The company has delivered several relatively favorable views on crypto over the years. In late November 2017, Currie said that BTC was a commodity with many similarities to gold, and that the volatility that concerned investors stemmed mainly from its lack of liquidity. “I don’t see why there is all this hostility to it,” Currie told Bloomberg back then. BTC is “not much different than gold.” He added though that the “real innovation” is in the ledger, not in BTC itself.
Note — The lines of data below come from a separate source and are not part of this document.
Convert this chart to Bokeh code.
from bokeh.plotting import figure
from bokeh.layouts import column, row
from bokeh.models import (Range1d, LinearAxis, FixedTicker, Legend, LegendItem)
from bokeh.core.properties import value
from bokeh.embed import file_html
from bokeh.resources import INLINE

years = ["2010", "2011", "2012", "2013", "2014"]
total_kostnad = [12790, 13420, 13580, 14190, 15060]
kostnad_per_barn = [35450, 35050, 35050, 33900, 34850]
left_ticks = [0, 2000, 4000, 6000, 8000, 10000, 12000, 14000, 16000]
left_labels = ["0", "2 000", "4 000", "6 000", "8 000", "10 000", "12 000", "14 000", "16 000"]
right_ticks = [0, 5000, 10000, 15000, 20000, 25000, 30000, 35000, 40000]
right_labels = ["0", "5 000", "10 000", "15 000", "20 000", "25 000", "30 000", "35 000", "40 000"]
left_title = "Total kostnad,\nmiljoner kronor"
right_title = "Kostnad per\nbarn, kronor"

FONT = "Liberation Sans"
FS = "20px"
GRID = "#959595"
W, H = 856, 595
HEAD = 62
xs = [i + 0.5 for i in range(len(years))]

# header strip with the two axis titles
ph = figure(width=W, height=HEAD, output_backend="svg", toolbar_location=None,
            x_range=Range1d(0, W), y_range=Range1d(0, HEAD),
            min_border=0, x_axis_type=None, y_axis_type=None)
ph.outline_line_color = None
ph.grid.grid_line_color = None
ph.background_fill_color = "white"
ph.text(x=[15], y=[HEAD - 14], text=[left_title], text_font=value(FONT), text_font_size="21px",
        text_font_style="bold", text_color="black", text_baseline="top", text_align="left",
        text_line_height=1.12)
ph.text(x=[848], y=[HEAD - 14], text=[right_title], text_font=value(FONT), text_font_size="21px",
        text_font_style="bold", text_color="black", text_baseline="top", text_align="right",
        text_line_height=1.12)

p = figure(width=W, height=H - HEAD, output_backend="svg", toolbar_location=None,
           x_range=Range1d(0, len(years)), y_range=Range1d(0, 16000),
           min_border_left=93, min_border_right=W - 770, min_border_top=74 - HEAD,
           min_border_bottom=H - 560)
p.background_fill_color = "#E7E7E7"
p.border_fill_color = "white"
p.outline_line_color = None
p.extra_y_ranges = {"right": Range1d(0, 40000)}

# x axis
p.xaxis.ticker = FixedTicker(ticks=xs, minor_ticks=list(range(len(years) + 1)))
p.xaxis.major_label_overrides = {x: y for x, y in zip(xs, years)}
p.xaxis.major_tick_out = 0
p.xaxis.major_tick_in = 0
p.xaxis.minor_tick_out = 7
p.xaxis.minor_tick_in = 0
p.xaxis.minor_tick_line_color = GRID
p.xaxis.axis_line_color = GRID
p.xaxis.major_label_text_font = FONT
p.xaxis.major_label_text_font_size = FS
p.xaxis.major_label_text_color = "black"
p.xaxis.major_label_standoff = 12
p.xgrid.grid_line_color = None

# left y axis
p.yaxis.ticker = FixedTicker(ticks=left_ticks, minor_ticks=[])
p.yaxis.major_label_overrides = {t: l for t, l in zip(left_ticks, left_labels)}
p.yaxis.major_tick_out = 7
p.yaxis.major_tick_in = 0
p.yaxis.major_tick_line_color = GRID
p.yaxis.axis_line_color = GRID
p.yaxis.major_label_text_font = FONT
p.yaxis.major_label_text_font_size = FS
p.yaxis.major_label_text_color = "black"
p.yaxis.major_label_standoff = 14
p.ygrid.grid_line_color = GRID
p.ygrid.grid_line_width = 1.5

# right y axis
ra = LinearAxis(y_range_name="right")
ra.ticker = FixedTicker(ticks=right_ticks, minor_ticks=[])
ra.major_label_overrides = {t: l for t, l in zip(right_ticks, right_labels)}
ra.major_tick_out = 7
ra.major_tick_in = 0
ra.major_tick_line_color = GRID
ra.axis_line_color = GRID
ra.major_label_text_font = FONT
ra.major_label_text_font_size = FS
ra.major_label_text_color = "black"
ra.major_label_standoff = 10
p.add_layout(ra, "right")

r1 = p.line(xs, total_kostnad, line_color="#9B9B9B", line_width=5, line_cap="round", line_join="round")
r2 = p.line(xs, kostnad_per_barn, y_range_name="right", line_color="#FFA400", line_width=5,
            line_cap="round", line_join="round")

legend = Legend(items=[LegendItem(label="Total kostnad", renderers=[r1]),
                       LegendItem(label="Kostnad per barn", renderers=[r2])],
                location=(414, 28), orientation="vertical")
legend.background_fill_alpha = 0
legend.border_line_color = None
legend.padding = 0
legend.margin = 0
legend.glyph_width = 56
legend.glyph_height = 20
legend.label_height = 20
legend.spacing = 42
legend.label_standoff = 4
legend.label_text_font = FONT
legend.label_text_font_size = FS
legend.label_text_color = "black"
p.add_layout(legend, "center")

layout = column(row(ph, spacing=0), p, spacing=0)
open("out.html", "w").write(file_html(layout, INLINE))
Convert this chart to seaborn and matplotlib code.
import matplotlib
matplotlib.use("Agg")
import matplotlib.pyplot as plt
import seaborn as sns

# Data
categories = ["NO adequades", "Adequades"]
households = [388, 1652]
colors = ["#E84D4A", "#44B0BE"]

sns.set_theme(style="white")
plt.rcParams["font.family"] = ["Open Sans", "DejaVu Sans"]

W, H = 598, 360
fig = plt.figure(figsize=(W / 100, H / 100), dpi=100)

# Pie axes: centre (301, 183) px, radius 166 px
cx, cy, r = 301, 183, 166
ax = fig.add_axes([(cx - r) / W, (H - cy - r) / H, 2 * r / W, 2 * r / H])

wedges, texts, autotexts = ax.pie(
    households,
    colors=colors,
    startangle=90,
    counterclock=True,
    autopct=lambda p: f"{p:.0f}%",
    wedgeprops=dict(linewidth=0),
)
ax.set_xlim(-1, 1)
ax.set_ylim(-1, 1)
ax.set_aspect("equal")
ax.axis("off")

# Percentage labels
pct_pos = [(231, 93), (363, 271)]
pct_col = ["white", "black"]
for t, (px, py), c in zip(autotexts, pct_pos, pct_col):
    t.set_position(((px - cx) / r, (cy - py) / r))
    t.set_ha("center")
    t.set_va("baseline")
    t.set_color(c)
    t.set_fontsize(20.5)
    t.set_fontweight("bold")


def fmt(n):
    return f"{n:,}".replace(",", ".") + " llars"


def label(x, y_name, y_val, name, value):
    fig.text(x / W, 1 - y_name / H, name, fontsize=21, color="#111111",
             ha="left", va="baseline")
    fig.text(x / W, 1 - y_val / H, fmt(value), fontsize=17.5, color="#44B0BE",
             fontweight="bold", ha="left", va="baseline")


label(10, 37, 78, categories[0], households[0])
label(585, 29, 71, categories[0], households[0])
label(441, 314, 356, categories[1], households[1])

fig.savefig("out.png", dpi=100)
In January this year, Currie stated that bitcoin was showing signs of maturity, but that the level of institutional investment in it was still very small – more is needed for it to stabilize. BTC had a market value of above USD 600bn at the time and over USD 1trn today. “That can give you some long-run equilibrium,” Currie told CNBC. But the level of volatility and uncertainty in the market “makes it very difficult to forecast it.”

Words & actions

Even before this, there were questions about whether the Cryptoverse is seeing a new type of manipulation with the entrance of the traditional big investors – pump the coin with bullish news, then dump early, and/or undermining ‘weak’ bitcoin while preparing a bitcoin product.

Just recently, major investment bank JPMorgan opined that ethereum (ETH) will continue outperforming BTC. ETH is “the backbone of the crypto-native economy and functions more as a medium of exchange,” said the bank’s analysts, while BTC is “more of a crypto commodity than currency,” competing with gold as a store of value.

Also, in April, JPMorgan strategists said they are “worried” over bitcoin potentially seeing deeper slumps and if the coin isn’t able to break back above USD 60,000 soon, momentum signals will collapse

Yet, JPMorgan is preparing to offer an actively managed BTC, not ETH fund to private wealth clients as soon as this summer.

In January this year, Scott Minerd, Global Chief Investment Officer (CIO) at major global investment and advisory firm Guggenheim Partners, said that bitcoin’s parabolic rise was unsustainable in the near-term, vulnerable to a setback, and that it was time to take some money off the table, while the company itself was waiting for permission to reserve the right to invest as much as 10% of its USD 5.3bn Macro Opportunities Fund in the Grayscale Bitcoin Trust. (Since then, BTC is up by almost 40%.)

Yet, this came just a month after Minerd had made a bullish statement about BTC potentially reaching USD 400,000, adding that “ultimately you have to buy it.”

In either case, BTC is indeed among the worst performers in the top 50 club this month as it dropped by 7%, while its seemingly biggest competitor now, ETH, is up by 51% and is discovering its new all-time highs (ATH) almost every day now. BTC is down by 17% from its ATH of 64,805 (per Coingecko), reached on April 14, and trades at USD 54,431 (10:31 UTC). The price is almost unchanged in the past 24 hours. However, it rebounded from around USD 52,500, reached yesterday.